■ **Source material**

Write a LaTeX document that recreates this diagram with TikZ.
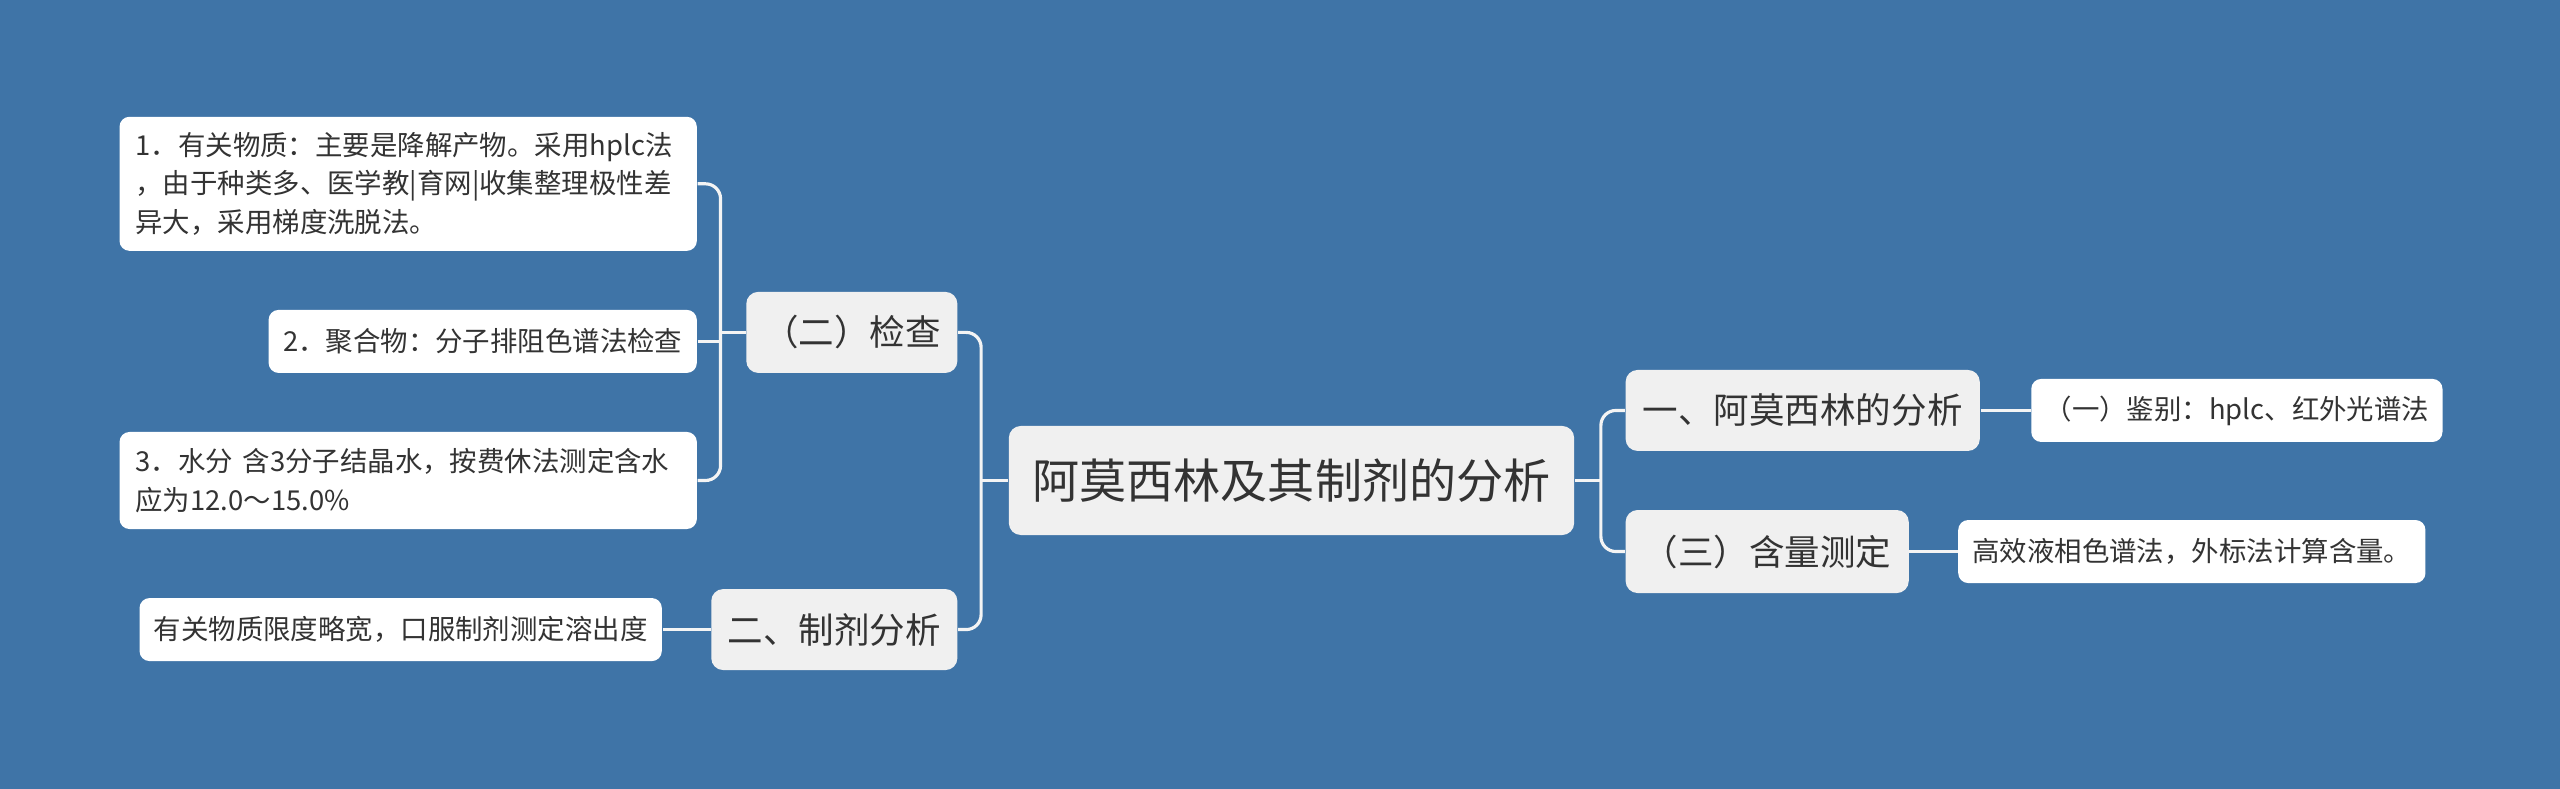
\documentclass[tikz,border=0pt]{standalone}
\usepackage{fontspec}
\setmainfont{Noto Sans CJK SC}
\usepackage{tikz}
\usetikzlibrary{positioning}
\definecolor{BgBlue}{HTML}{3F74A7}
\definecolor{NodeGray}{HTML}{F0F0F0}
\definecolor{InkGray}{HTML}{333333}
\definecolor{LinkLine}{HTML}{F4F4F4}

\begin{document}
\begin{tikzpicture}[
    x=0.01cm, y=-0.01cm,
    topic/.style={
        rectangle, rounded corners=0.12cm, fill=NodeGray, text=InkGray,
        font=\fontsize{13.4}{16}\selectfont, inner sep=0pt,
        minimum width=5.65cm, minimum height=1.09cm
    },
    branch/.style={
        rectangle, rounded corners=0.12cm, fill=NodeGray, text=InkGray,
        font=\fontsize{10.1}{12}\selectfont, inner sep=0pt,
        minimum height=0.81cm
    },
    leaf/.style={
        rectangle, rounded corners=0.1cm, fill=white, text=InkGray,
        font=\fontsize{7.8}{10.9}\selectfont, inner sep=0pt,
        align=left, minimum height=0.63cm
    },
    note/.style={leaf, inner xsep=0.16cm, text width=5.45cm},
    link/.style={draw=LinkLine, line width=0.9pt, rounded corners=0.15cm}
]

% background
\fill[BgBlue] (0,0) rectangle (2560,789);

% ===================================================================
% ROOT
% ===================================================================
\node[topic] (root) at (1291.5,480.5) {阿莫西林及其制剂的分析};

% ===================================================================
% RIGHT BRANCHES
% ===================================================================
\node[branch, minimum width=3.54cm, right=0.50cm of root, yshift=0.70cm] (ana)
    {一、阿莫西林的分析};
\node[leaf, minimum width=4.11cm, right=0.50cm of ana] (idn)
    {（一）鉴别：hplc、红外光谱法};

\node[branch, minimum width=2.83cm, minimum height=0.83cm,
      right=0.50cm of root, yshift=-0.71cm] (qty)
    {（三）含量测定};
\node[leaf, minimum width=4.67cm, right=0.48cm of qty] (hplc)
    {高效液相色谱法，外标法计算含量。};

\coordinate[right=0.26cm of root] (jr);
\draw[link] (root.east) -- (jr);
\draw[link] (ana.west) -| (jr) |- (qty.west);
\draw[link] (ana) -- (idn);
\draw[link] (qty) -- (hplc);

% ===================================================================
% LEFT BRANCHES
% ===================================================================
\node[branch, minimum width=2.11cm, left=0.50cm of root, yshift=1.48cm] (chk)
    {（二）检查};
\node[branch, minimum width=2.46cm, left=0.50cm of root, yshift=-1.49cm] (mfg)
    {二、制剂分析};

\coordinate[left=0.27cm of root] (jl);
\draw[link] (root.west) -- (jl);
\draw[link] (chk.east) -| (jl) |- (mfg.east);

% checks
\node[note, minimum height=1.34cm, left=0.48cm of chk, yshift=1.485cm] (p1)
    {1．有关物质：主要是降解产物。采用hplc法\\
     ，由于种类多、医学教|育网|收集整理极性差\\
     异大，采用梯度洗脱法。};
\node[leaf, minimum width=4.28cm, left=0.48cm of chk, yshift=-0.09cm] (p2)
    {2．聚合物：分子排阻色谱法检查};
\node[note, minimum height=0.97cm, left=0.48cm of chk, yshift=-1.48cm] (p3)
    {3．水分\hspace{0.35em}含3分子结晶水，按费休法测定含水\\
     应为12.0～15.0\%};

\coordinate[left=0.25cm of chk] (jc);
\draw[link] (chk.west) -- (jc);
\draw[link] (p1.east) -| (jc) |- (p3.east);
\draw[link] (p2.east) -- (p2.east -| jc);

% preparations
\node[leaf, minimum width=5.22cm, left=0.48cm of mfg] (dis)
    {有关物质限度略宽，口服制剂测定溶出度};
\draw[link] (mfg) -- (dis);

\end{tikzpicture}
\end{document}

■ **Exercise**
Copy the data word for word. Pictures do not go in the copy.

■ **Expected answer**
Write a LaTeX document that recreates this diagram with TikZ.
\documentclass[tikz,border=0pt]{standalone}
\usepackage{fontspec}
\setmainfont{Noto Sans CJK SC}
\usepackage{tikz}
\usetikzlibrary{positioning}
\definecolor{BgBlue}{HTML}{3F74A7}
\definecolor{NodeGray}{HTML}{F0F0F0}
\definecolor{InkGray}{HTML}{333333}
\definecolor{LinkLine}{HTML}{F4F4F4}

\begin{document}
\begin{tikzpicture}[
    x=0.01cm, y=-0.01cm,
    topic/.style={
        rectangle, rounded corners=0.12cm, fill=NodeGray, text=InkGray,
        font=\fontsize{13.4}{16}\selectfont, inner sep=0pt,
        minimum width=5.65cm, minimum height=1.09cm
    },
    branch/.style={
        rectangle, rounded corners=0.12cm, fill=NodeGray, text=InkGray,
        font=\fontsize{10.1}{12}\selectfont, inner sep=0pt,
        minimum height=0.81cm
    },
    leaf/.style={
        rectangle, rounded corners=0.1cm, fill=white, text=InkGray,
        font=\fontsize{7.8}{10.9}\selectfont, inner sep=0pt,
        align=left, minimum height=0.63cm
    },
    note/.style={leaf, inner xsep=0.16cm, text width=5.45cm},
    link/.style={draw=LinkLine, line width=0.9pt, rounded corners=0.15cm}
]

% background
\fill[BgBlue] (0,0) rectangle (2560,789);

% ===================================================================
% ROOT
% ===================================================================
\node[topic] (root) at (1291.5,480.5) {阿莫西林及其制剂的分析};

% ===================================================================
% RIGHT BRANCHES
% ===================================================================
\node[branch, minimum width=3.54cm, right=0.50cm of root, yshift=0.70cm] (ana)
    {一、阿莫西林的分析};
\node[leaf, minimum width=4.11cm, right=0.50cm of ana] (idn)
    {（一）鉴别：hplc、红外光谱法};

\node[branch, minimum width=2.83cm, minimum height=0.83cm,
      right=0.50cm of root, yshift=-0.71cm] (qty)
    {（三）含量测定};
\node[leaf, minimum width=4.67cm, right=0.48cm of qty] (hplc)
    {高效液相色谱法，外标法计算含量。};

\coordinate[right=0.26cm of root] (jr);
\draw[link] (root.east) -- (jr);
\draw[link] (ana.west) -| (jr) |- (qty.west);
\draw[link] (ana) -- (idn);
\draw[link] (qty) -- (hplc);

% ===================================================================
% LEFT BRANCHES
% ===================================================================
\node[branch, minimum width=2.11cm, left=0.50cm of root, yshift=1.48cm] (chk)
    {（二）检查};
\node[branch, minimum width=2.46cm, left=0.50cm of root, yshift=-1.49cm] (mfg)
    {二、制剂分析};

\coordinate[left=0.27cm of root] (jl);
\draw[link] (root.west) -- (jl);
\draw[link] (chk.east) -| (jl) |- (mfg.east);

% checks
\node[note, minimum height=1.34cm, left=0.48cm of chk, yshift=1.485cm] (p1)
    {1．有关物质：主要是降解产物。采用hplc法\\
     ，由于种类多、医学教|育网|收集整理极性差\\
     异大，采用梯度洗脱法。};
\node[leaf, minimum width=4.28cm, left=0.48cm of chk, yshift=-0.09cm] (p2)
    {2．聚合物：分子排阻色谱法检查};
\node[note, minimum height=0.97cm, left=0.48cm of chk, yshift=-1.48cm] (p3)
    {3．水分\hspace{0.35em}含3分子结晶水，按费休法测定含水\\
     应为12.0～15.0\%};

\coordinate[left=0.25cm of chk] (jc);
\draw[link] (chk.west) -- (jc);
\draw[link] (p1.east) -| (jc) |- (p3.east);
\draw[link] (p2.east) -- (p2.east -| jc);

% preparations
\node[leaf, minimum width=5.22cm, left=0.48cm of mfg] (dis)
    {有关物质限度略宽，口服制剂测定溶出度};
\draw[link] (mfg) -- (dis);

\end{tikzpicture}
\end{document}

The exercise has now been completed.